(Source code of charts)

-.-.-

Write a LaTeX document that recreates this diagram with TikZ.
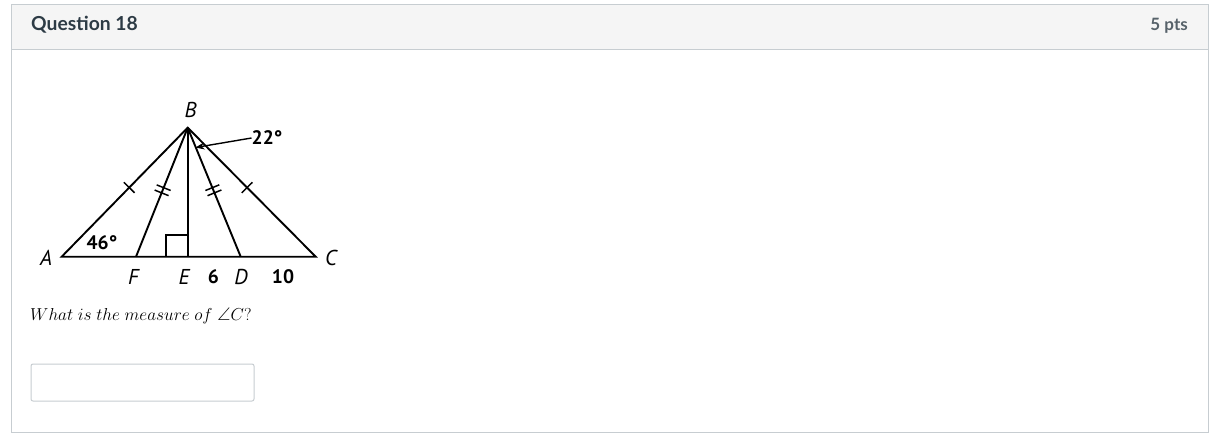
\documentclass[tikz,border=0pt]{standalone}
\usepackage{fontspec}
\usepackage{amssymb}
\setmainfont{Lato}
\newfontfamily\diagfont{PT Sans}
\usetikzlibrary{calc,arrows.meta}
\definecolor{hdrbg}{HTML}{F5F5F5}
\definecolor{cardline}{HTML}{C7CDD1}
\definecolor{hdrtext}{HTML}{2D3B45}
\tikzset{
  seg/.style={line width=1.9pt, line join=miter},
  tick/.style={line width=1.5pt},
  lbl/.style={font=\diagfont\fontsize{21.5}{21.5}\selectfont\itshape, inner sep=0pt},
  num/.style={font=\diagfont\fontsize{19.5}{19.5}\selectfont\bfseries, inner sep=0pt},
}
\begin{document}
\begin{tikzpicture}[x=1pt,y=-1pt]
\useasboundingbox (0,0) rectangle (1221,442);
% card
\fill[white] (0,0) rectangle (1221,442);
\fill[hdrbg] (11,4) rectangle (1208,49);
\draw[cardline, line width=1pt] (11,4) rectangle (1208,432);
\draw[cardline, line width=1pt] (11,49) -- (1208,49);
\node[anchor=west, inner sep=0pt, text=hdrtext, font=\fontsize{19.3}{19.3}\selectfont\bfseries] (title) at (31,25) {Question 18};
\node[anchor=east, inner sep=0pt, text=hdrtext!80, font=\fontsize{17}{17}\selectfont\bfseries] (pts) at (1188,26) {5 pts};
% points
\coordinate (A) at (61.7,256.7);
\coordinate (B) at (187.7,127.7);
\coordinate (C) at (315.7,256.7);
\coordinate (E) at (187.7,256.7);
\coordinate (F) at (136,256.7);
\coordinate (D) at (240.7,256.7);
% triangle and cevians
\draw[seg] (A) -- (B) -- (C) -- cycle;
\draw[seg] (B) -- (F);
\draw[seg] (B) -- (E);
\draw[seg] (B) -- (D);
% right angle
\draw[line width=1.6pt] ($(E)+(-22,0)$) |- ($(E)+(0,-22)$);
% single ticks
\coordinate (tAB) at ($(A)!0.536!(B)$);
\coordinate (tCB) at ($(C)!0.536!(B)$);
\draw[tick] ($(tAB)!7.5pt!90:(B)$) -- ($(tAB)!7.5pt!-90:(B)$);
\draw[tick] ($(tCB)!7.5pt!90:(B)$) -- ($(tCB)!7.5pt!-90:(B)$);
% double ticks
\foreach \P in {F,D}{
  \coordinate (m1) at ($(\P)!0.495!(B)$);
  \coordinate (m2) at ($(\P)!0.535!(B)$);
  \draw[tick] ($(m1)!7.5pt!90:(B)$) -- ($(m1)!7.5pt!-90:(B)$);
  \draw[tick] ($(m2)!7.5pt!90:(B)$) -- ($(m2)!7.5pt!-90:(B)$);
}
% labels
\node[lbl] (lB) at (190.5,110) {B};
\node[lbl] (lA) at (46,258) {A};
\node[lbl] (lC) at (331,258) {C};
\node[lbl] (lF) at (133.5,276.5) {F};
\node[lbl] (lE) at (184,276.5) {E};
\node[num] (l6) at (213.3,276.5) {6};
\node[lbl] (lD) at (241,276.5) {D};
\node[num] (l10) at (283,276.5) {10};
\node[num] (l46) at (102,243) {46°};
\node[num, anchor=west] (l22) at (251.5,138) {22°};
\coordinate (arrtip) at (195.5,147.5);
\draw[line width=1.4pt, -{Stealth[length=9pt,width=7pt]}] (l22.west) -- (arrtip);
% question
\node[anchor=west, inner sep=0pt, font=\fontsize{18.3}{18.3}\selectfont] (q) at (30,316) {$What\ is\ the\ measure\ of\ \angle C?$};
% answer box
\draw[cardline, line width=1pt, rounded corners=2pt] (31,364) rectangle (254,401);
\end{tikzpicture}
\end{document}
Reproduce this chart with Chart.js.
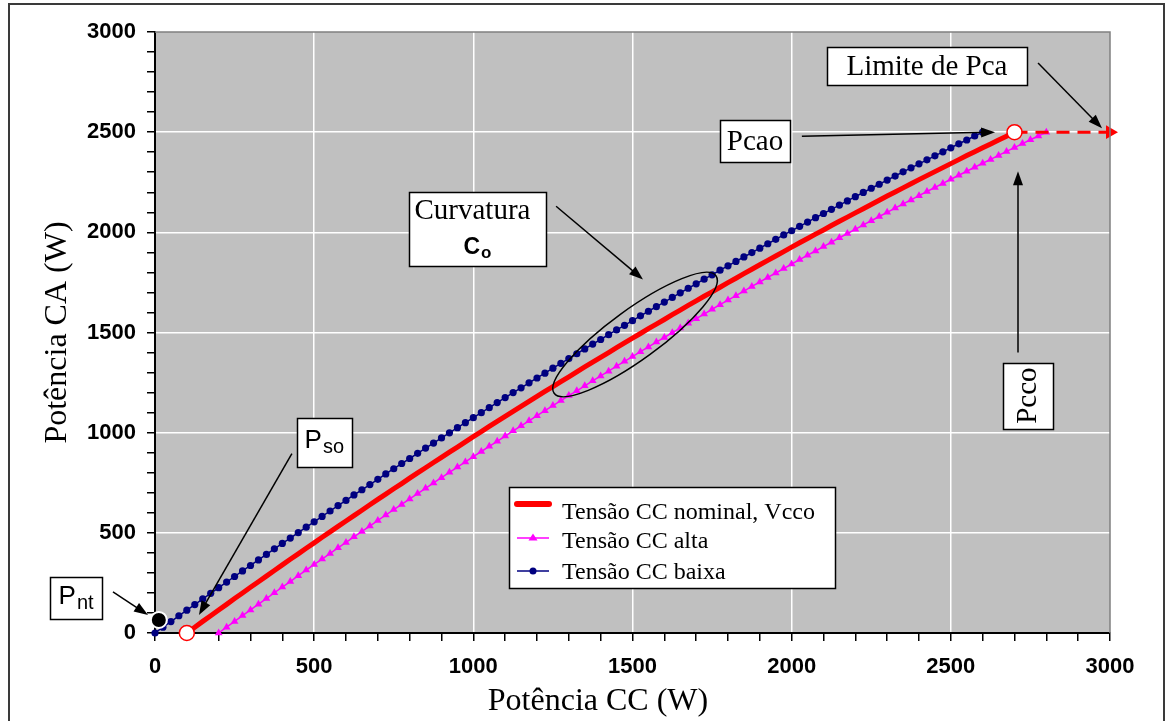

-.-.-

AIM:
The records above must be transcribed exactly. Pictures are left out of the copy.

FINAL ANSWER:
Write a LaTeX document that recreates this diagram with TikZ.
\documentclass[tikz,border=0pt]{standalone}
\usepackage{fontspec}
\usepackage{amssymb}
\setmainfont{Lato}
\newfontfamily\diagfont{PT Sans}
\usetikzlibrary{calc,arrows.meta}
\definecolor{hdrbg}{HTML}{F5F5F5}
\definecolor{cardline}{HTML}{C7CDD1}
\definecolor{hdrtext}{HTML}{2D3B45}
\tikzset{
  seg/.style={line width=1.9pt, line join=miter},
  tick/.style={line width=1.5pt},
  lbl/.style={font=\diagfont\fontsize{21.5}{21.5}\selectfont\itshape, inner sep=0pt},
  num/.style={font=\diagfont\fontsize{19.5}{19.5}\selectfont\bfseries, inner sep=0pt},
}
\begin{document}
\begin{tikzpicture}[x=1pt,y=-1pt]
\useasboundingbox (0,0) rectangle (1221,442);
% card
\fill[white] (0,0) rectangle (1221,442);
\fill[hdrbg] (11,4) rectangle (1208,49);
\draw[cardline, line width=1pt] (11,4) rectangle (1208,432);
\draw[cardline, line width=1pt] (11,49) -- (1208,49);
\node[anchor=west, inner sep=0pt, text=hdrtext, font=\fontsize{19.3}{19.3}\selectfont\bfseries] (title) at (31,25) {Question 18};
\node[anchor=east, inner sep=0pt, text=hdrtext!80, font=\fontsize{17}{17}\selectfont\bfseries] (pts) at (1188,26) {5 pts};
% points
\coordinate (A) at (61.7,256.7);
\coordinate (B) at (187.7,127.7);
\coordinate (C) at (315.7,256.7);
\coordinate (E) at (187.7,256.7);
\coordinate (F) at (136,256.7);
\coordinate (D) at (240.7,256.7);
% triangle and cevians
\draw[seg] (A) -- (B) -- (C) -- cycle;
\draw[seg] (B) -- (F);
\draw[seg] (B) -- (E);
\draw[seg] (B) -- (D);
% right angle
\draw[line width=1.6pt] ($(E)+(-22,0)$) |- ($(E)+(0,-22)$);
% single ticks
\coordinate (tAB) at ($(A)!0.536!(B)$);
\coordinate (tCB) at ($(C)!0.536!(B)$);
\draw[tick] ($(tAB)!7.5pt!90:(B)$) -- ($(tAB)!7.5pt!-90:(B)$);
\draw[tick] ($(tCB)!7.5pt!90:(B)$) -- ($(tCB)!7.5pt!-90:(B)$);
% double ticks
\foreach \P in {F,D}{
  \coordinate (m1) at ($(\P)!0.495!(B)$);
  \coordinate (m2) at ($(\P)!0.535!(B)$);
  \draw[tick] ($(m1)!7.5pt!90:(B)$) -- ($(m1)!7.5pt!-90:(B)$);
  \draw[tick] ($(m2)!7.5pt!90:(B)$) -- ($(m2)!7.5pt!-90:(B)$);
}
% labels
\node[lbl] (lB) at (190.5,110) {B};
\node[lbl] (lA) at (46,258) {A};
\node[lbl] (lC) at (331,258) {C};
\node[lbl] (lF) at (133.5,276.5) {F};
\node[lbl] (lE) at (184,276.5) {E};
\node[num] (l6) at (213.3,276.5) {6};
\node[lbl] (lD) at (241,276.5) {D};
\node[num] (l10) at (283,276.5) {10};
\node[num] (l46) at (102,243) {46°};
\node[num, anchor=west] (l22) at (251.5,138) {22°};
\coordinate (arrtip) at (195.5,147.5);
\draw[line width=1.4pt, -{Stealth[length=9pt,width=7pt]}] (l22.west) -- (arrtip);
% question
\node[anchor=west, inner sep=0pt, font=\fontsize{18.3}{18.3}\selectfont] (q) at (30,316) {$What\ is\ the\ measure\ of\ \angle C?$};
% answer box
\draw[cardline, line width=1pt, rounded corners=2pt] (31,364) rectangle (254,401);
\end{tikzpicture}
\end{document}
Reproduce this chart with Chart.js.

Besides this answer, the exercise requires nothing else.